Agentic AI breaks that completely.

One “seat” is no longer one user doing one task.

One seat can now deploy:

  • hundreds of agents
  • running continuously
  • generating thousands—or millions—of interactions

24/7.

The result:

usage is no longer tied to people

And when usage detaches from people, seat-based pricing loses its foundation.

This isn’t a pricing problem. It’s a cost problem.

Everyone is focused on what AI can do.

Almost no one is focused on what AI costs to run.

That’s the problem.

SaaS worked because the economics were simple:

  • build once
  • sell many times
  • cost doesn’t scale with usage
  • margins expand

AI breaks that.

Every interaction has a cost.
Every workflow has a cost.
Every “improvement” increases compute load.

So the more value you deliver, the more cost you incur.

That’s not a product issue.

That’s a business model problem.

Why current pricing models fail

Most companies are trying to force AI into old models:

Seat-based pricing → hides cost until margins collapse
Token / usage pricing → exposes cost but creates anxiety and unpredictability

Neither works.

One breaks the provider.
The other breaks the customer.

And agents make both failures happen faster.

The real requirement: cost predictability

Customers don’t need perfect pricing.

They need:

  • predictability
  • control
  • no surprises

If a CFO can’t forecast it, they won’t approve it.

If a user can accidentally trigger runaway costs, they won’t trust it.

Agents introduce a new failure mode:

cost can be generated autonomously, at scale, without intent

That’s not a billing issue.

That’s a control failure.

Introducing Bounded AI Pricing (BAP)

Bounded AI Pricing is a simple idea:

AI usage must be bounded, visible, and controllable

It has three parts.

1. Fixed price per enterprise with included compute (not tokens)

Each service agreement includes a defined allocation of compute.

Not tokens.
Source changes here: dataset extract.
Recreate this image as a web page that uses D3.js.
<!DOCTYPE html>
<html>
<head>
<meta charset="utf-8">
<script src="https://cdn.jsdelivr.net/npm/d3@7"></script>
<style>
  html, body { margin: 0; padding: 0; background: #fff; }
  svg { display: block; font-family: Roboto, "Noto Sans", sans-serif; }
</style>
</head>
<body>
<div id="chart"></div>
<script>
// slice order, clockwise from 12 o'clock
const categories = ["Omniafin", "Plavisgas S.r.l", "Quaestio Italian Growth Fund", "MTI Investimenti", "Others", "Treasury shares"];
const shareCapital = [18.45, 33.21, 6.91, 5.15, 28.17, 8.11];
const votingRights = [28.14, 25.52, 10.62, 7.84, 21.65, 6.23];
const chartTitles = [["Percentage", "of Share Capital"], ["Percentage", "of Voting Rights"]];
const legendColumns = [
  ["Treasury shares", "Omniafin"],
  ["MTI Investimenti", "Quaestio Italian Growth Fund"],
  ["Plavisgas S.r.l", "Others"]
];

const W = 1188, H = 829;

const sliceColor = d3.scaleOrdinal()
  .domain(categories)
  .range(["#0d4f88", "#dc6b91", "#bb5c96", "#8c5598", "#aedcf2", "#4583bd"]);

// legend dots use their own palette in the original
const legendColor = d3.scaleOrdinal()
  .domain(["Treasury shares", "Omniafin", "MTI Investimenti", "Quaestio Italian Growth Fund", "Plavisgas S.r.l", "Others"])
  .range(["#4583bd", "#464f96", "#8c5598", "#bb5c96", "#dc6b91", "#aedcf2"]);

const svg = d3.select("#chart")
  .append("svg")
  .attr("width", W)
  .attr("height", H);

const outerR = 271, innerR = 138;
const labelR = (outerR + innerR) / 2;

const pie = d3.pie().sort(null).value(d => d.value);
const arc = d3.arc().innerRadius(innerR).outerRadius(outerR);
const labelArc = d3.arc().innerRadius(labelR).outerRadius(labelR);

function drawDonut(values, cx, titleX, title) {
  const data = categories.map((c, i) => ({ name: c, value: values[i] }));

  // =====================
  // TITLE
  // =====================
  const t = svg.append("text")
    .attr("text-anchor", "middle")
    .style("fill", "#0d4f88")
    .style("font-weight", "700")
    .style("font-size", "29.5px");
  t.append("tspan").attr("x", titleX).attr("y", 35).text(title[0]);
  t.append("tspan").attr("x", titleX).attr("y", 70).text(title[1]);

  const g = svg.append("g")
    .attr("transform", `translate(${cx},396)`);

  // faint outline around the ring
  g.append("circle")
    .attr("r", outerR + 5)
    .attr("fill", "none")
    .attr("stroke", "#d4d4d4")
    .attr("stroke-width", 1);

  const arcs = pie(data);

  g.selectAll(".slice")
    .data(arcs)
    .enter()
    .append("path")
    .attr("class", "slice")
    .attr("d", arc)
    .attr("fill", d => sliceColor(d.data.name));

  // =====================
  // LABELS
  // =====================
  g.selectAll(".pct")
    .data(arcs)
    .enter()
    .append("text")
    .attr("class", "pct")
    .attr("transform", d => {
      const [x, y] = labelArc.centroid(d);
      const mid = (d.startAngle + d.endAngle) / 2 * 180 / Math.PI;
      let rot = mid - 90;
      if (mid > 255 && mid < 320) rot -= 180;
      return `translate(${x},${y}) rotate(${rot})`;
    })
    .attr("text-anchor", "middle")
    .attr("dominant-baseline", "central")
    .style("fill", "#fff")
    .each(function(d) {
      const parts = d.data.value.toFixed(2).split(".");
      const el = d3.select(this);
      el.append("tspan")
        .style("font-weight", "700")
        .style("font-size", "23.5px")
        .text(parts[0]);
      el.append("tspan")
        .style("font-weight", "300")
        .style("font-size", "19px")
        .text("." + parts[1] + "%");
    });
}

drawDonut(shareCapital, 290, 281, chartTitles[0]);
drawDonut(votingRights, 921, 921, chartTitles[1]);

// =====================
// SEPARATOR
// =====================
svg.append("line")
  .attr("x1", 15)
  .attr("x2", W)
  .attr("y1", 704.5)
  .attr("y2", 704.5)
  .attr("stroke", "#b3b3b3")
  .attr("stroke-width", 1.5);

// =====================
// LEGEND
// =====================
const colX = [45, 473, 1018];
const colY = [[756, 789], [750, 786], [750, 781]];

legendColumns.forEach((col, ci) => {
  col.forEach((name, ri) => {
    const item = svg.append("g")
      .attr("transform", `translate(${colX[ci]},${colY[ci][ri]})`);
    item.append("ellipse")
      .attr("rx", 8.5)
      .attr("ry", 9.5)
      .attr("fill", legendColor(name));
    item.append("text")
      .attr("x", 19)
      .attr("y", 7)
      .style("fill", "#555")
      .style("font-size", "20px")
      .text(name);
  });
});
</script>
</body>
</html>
Not abstractions.

Actual compute capacity.

This aligns pricing with the real cost driver while keeping it predictable.

Customers know:

  • what they are buying
  • what is included
  • what it can do

2. Fixed overage with early detection and warning

When usage exceeds the allocation:

  • overage pricing is predefined and transparent
  • customers receive real-time alerts
  • soft caps and throttles prevent runaway usage

No surprise invoices.
No “we didn’t know” conversations.

3. Customer-controlled governance

The customer controls usage inside their organization.

  • set limits by user, team, or workflow
  • restrict high-cost operations
  • enforce policies before cost is incurred

This is critical.

Because with agents:

cost can scale without human awareness

Governance closes that gap.

Why this works

For customers:

  • predictable spend
  • no surprise bills
  • control over internal usage

For providers:

  • cost recovery aligned to compute
  • protection against unbounded usage
  • ability to scale without margin collapse

The shift

This is not:

  • seat pricing
  • or usage pricing

It’s:

bounded consumption with governance

The bottom line

AI doesn’t kill SaaS.

Unbounded cost does.

Who wins AI?

Not the company with the best model.
Not the company with the most features.

The company that makes AI cost predictable and controlable.